# Given information
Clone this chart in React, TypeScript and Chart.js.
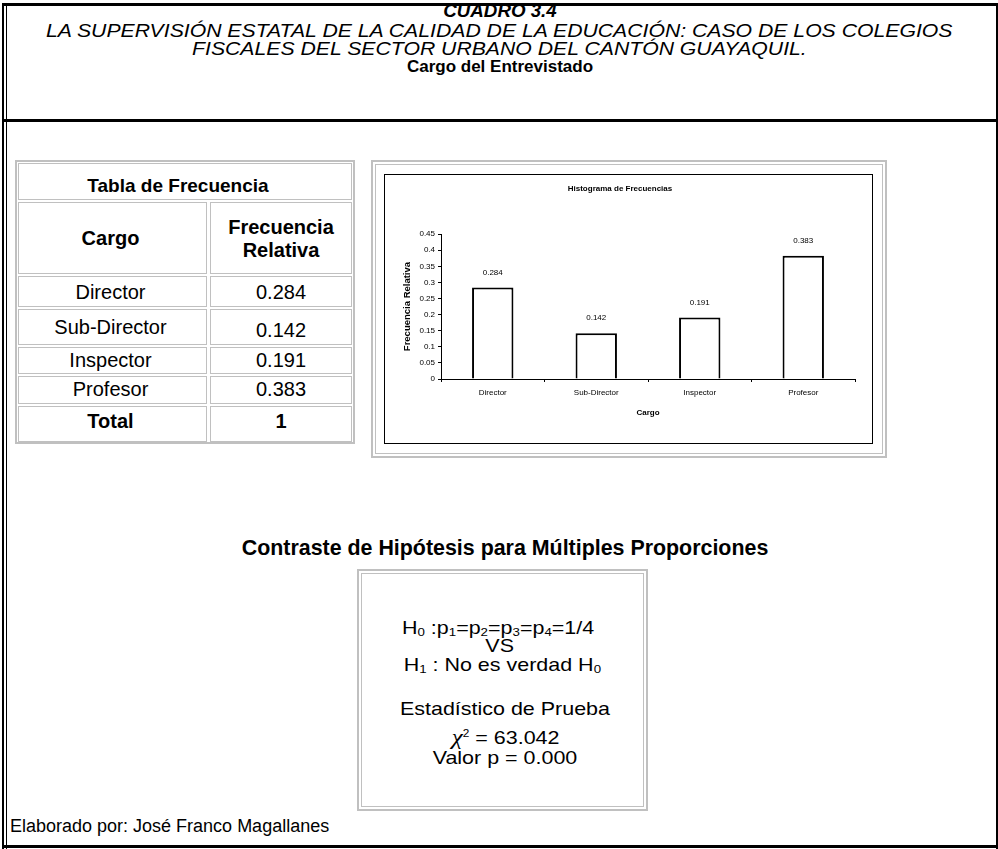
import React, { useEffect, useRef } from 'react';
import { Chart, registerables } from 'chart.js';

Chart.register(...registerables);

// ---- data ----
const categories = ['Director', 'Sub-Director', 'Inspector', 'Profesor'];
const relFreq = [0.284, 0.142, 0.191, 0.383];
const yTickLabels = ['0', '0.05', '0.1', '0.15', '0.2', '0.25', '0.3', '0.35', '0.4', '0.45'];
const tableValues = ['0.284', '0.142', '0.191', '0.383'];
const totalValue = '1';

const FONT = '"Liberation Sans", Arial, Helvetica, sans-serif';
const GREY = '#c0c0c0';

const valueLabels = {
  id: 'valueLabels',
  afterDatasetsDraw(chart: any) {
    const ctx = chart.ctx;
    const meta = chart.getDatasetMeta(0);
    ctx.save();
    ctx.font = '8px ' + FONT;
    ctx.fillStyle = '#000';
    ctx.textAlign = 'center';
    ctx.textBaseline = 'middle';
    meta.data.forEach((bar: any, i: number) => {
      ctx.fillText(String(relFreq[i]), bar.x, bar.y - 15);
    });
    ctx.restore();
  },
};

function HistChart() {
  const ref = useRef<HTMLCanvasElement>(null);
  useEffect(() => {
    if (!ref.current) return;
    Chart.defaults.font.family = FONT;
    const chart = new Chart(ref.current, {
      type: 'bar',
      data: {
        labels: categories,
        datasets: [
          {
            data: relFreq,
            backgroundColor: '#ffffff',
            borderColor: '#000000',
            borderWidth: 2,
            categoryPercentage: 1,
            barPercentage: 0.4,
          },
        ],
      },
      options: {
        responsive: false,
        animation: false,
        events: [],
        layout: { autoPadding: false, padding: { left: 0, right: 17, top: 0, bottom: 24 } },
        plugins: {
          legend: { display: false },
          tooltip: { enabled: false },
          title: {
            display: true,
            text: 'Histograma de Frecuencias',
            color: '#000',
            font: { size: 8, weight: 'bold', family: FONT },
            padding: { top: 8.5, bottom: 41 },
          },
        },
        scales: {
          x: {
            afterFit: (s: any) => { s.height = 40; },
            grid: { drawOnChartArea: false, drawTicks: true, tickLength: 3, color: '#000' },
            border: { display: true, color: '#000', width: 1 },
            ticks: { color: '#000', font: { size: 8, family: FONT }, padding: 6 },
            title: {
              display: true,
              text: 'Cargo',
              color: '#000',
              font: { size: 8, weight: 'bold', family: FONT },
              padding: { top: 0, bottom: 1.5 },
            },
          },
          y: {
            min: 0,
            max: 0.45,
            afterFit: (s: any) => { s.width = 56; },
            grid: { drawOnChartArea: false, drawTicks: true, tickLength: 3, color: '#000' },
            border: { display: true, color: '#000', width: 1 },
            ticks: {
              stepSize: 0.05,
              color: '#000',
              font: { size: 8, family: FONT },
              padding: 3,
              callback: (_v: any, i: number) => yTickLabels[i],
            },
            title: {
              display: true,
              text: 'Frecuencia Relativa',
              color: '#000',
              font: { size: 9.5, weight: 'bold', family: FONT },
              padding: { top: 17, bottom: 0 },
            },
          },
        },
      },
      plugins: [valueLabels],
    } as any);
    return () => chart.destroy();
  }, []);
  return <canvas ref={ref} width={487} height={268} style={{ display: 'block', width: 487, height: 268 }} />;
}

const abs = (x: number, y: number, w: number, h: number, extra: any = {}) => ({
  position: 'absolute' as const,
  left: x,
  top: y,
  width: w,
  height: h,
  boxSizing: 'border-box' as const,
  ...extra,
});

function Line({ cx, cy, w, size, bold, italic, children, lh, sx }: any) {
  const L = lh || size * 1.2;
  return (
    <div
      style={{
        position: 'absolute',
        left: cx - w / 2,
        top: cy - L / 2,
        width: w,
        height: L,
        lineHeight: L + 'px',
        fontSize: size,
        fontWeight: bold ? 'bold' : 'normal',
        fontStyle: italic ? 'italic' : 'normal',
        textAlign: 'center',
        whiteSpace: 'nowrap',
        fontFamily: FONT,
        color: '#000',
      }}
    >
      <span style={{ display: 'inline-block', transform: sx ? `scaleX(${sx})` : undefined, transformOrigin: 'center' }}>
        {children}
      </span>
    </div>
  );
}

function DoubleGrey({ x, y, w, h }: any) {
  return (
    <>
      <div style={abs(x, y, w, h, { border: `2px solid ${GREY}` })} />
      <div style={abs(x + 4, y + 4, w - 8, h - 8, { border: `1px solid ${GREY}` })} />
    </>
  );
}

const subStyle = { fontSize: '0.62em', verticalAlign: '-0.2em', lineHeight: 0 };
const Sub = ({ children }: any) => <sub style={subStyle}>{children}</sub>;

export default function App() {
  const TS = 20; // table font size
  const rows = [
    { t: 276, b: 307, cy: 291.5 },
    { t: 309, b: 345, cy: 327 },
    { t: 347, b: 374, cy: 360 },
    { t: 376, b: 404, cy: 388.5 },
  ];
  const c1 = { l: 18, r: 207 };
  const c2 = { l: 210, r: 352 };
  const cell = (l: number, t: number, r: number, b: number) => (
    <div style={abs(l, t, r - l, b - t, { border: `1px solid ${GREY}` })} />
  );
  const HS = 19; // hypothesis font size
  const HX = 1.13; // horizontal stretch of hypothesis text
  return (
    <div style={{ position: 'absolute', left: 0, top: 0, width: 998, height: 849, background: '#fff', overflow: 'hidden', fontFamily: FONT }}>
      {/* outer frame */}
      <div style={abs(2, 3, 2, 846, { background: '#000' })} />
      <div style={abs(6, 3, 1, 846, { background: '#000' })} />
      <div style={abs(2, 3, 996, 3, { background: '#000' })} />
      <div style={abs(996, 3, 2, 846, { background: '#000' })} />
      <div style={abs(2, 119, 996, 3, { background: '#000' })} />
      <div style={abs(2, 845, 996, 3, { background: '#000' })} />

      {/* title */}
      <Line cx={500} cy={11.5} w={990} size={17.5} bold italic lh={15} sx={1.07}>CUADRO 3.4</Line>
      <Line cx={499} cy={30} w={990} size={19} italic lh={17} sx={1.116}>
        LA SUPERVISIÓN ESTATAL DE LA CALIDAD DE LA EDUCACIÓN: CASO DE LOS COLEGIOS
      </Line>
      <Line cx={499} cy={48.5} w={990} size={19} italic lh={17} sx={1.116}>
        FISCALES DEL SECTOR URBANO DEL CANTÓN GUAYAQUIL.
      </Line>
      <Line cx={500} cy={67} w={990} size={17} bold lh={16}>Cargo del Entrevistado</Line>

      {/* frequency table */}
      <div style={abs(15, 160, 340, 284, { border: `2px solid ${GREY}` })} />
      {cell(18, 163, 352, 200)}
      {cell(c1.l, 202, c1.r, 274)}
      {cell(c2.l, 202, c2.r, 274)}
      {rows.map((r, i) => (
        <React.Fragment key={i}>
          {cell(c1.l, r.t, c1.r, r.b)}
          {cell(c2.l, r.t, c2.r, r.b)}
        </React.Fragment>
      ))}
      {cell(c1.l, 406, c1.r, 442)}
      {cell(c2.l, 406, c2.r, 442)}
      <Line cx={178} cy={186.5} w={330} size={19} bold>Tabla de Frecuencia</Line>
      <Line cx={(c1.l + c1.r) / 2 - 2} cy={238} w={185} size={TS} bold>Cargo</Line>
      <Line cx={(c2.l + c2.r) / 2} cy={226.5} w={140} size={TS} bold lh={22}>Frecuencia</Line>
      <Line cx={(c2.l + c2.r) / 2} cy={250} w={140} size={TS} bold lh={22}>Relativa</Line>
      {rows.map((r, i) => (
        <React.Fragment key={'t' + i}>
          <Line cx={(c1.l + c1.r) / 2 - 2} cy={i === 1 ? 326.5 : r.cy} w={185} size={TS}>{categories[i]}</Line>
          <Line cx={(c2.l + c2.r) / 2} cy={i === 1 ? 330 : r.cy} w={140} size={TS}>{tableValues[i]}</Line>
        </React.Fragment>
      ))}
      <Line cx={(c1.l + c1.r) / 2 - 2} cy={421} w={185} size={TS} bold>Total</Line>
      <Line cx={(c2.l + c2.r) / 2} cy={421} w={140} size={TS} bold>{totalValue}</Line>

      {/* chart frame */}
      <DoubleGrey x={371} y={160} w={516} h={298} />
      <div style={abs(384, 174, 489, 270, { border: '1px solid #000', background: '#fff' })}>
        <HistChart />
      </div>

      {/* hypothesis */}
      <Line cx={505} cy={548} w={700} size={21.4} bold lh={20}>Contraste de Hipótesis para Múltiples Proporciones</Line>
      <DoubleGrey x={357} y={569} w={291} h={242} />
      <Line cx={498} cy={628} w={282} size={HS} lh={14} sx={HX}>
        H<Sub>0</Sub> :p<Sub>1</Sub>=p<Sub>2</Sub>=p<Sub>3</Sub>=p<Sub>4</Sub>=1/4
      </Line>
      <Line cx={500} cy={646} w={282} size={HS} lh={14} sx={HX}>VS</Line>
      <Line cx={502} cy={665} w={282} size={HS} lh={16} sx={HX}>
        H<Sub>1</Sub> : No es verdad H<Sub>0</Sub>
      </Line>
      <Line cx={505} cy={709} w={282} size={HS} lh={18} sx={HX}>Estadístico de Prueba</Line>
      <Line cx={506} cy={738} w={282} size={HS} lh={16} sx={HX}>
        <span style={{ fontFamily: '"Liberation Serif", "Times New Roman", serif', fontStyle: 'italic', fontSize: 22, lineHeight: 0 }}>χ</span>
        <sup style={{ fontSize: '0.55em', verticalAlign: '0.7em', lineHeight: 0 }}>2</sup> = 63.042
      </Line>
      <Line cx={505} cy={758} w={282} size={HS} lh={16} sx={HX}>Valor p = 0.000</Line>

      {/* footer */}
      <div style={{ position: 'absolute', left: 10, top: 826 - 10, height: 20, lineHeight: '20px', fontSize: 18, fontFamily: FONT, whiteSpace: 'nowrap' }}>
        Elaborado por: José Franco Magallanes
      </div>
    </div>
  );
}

# Task to carry out
From the opening line of the listing above through the line bearing "Chart.register(...registerables);", repeat each line exactly. Drop every picture.

# Response to the exercise
Clone this chart in React, TypeScript and Chart.js.
import React, { useEffect, useRef } from 'react';
import { Chart, registerables } from 'chart.js';

Chart.register(...registerables);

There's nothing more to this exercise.